**PROBLEM DESCRIPTION:** Line by line, repeat the data below exactly, beginning at the first line and ending at the line with "import pandas as pd". Omit pictures.

* start SUPPLIED INFORMATION *

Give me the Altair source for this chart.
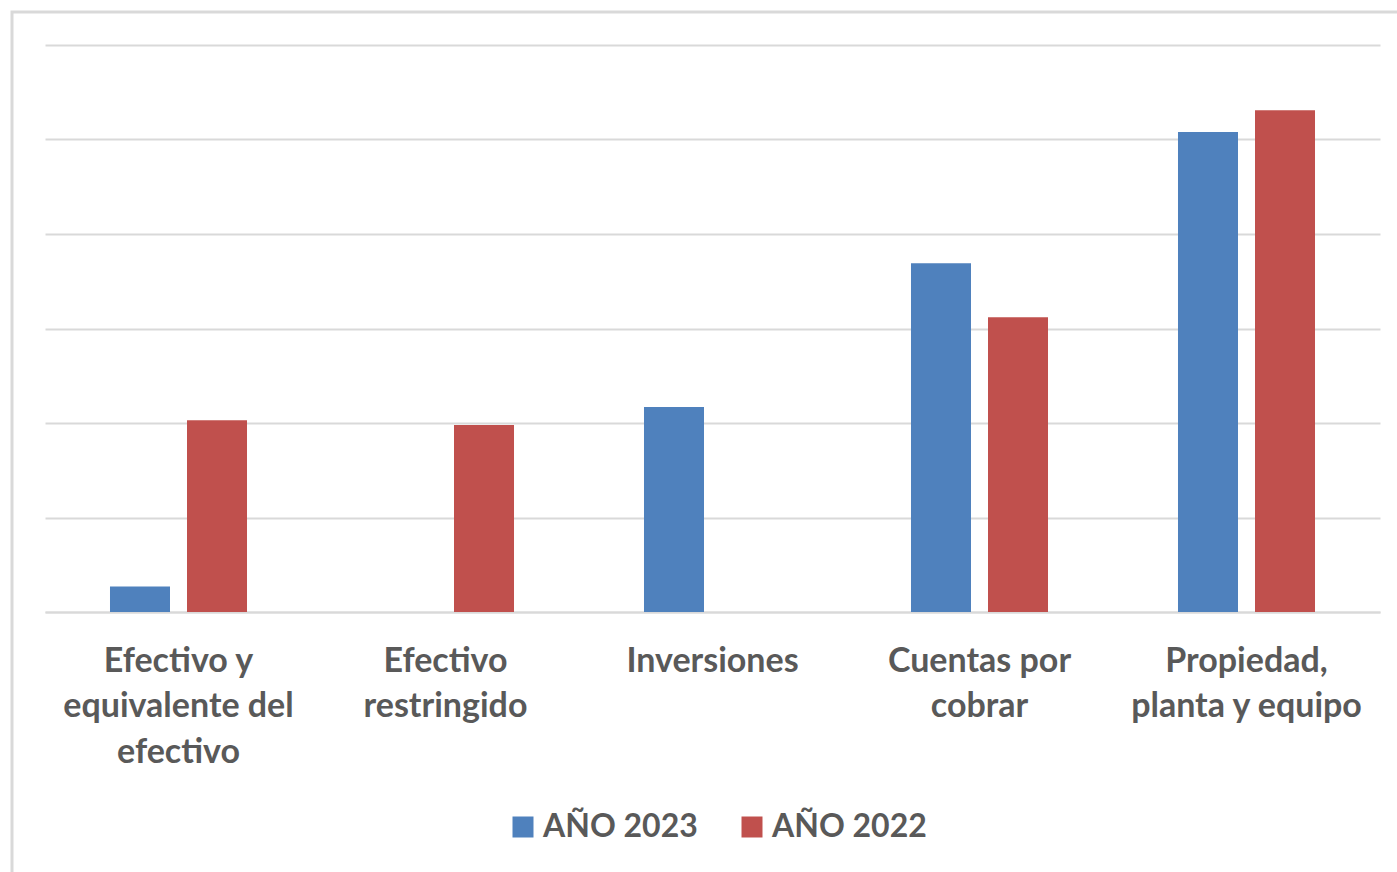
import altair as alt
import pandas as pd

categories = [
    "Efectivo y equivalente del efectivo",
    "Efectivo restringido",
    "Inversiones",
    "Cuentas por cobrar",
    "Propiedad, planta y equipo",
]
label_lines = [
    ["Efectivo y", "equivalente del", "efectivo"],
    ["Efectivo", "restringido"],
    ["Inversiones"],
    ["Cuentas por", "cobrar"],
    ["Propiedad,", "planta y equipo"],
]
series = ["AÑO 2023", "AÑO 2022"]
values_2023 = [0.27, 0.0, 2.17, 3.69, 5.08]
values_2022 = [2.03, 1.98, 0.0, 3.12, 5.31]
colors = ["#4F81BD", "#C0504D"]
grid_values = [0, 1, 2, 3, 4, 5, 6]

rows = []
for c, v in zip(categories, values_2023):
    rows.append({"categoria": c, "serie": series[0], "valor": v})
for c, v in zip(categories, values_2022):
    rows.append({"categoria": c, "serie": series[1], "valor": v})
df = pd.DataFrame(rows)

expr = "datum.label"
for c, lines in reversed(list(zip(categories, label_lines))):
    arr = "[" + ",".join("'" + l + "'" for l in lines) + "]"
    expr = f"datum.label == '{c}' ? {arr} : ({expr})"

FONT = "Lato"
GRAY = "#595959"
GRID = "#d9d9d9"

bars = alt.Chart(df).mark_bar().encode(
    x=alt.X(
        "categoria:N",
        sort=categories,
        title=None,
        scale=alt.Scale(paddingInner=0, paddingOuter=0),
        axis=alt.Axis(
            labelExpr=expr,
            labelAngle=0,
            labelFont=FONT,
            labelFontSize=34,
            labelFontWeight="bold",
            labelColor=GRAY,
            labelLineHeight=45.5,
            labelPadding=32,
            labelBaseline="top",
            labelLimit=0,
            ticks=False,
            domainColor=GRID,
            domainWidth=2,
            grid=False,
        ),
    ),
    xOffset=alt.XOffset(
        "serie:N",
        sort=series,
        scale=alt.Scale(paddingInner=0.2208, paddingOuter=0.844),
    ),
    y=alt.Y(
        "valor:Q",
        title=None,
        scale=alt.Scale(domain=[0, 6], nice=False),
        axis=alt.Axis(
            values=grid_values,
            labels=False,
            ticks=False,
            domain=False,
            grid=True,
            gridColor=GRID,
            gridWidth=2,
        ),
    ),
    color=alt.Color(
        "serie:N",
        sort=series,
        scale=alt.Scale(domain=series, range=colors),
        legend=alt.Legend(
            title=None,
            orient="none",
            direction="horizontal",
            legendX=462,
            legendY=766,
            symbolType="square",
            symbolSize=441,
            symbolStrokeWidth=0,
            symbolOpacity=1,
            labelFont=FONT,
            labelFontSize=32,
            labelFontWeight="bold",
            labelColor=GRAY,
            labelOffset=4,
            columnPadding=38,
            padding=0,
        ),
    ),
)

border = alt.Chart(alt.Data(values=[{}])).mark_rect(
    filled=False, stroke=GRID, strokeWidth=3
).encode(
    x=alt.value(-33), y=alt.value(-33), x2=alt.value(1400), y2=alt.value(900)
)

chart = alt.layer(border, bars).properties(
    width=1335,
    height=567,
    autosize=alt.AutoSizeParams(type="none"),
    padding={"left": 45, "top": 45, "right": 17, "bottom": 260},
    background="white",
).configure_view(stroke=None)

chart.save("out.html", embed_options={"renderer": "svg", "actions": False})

* end SUPPLIED INFORMATION *

**SOLVED PROBLEM:**
Give me the Altair source for this chart.
import altair as alt
import pandas as pd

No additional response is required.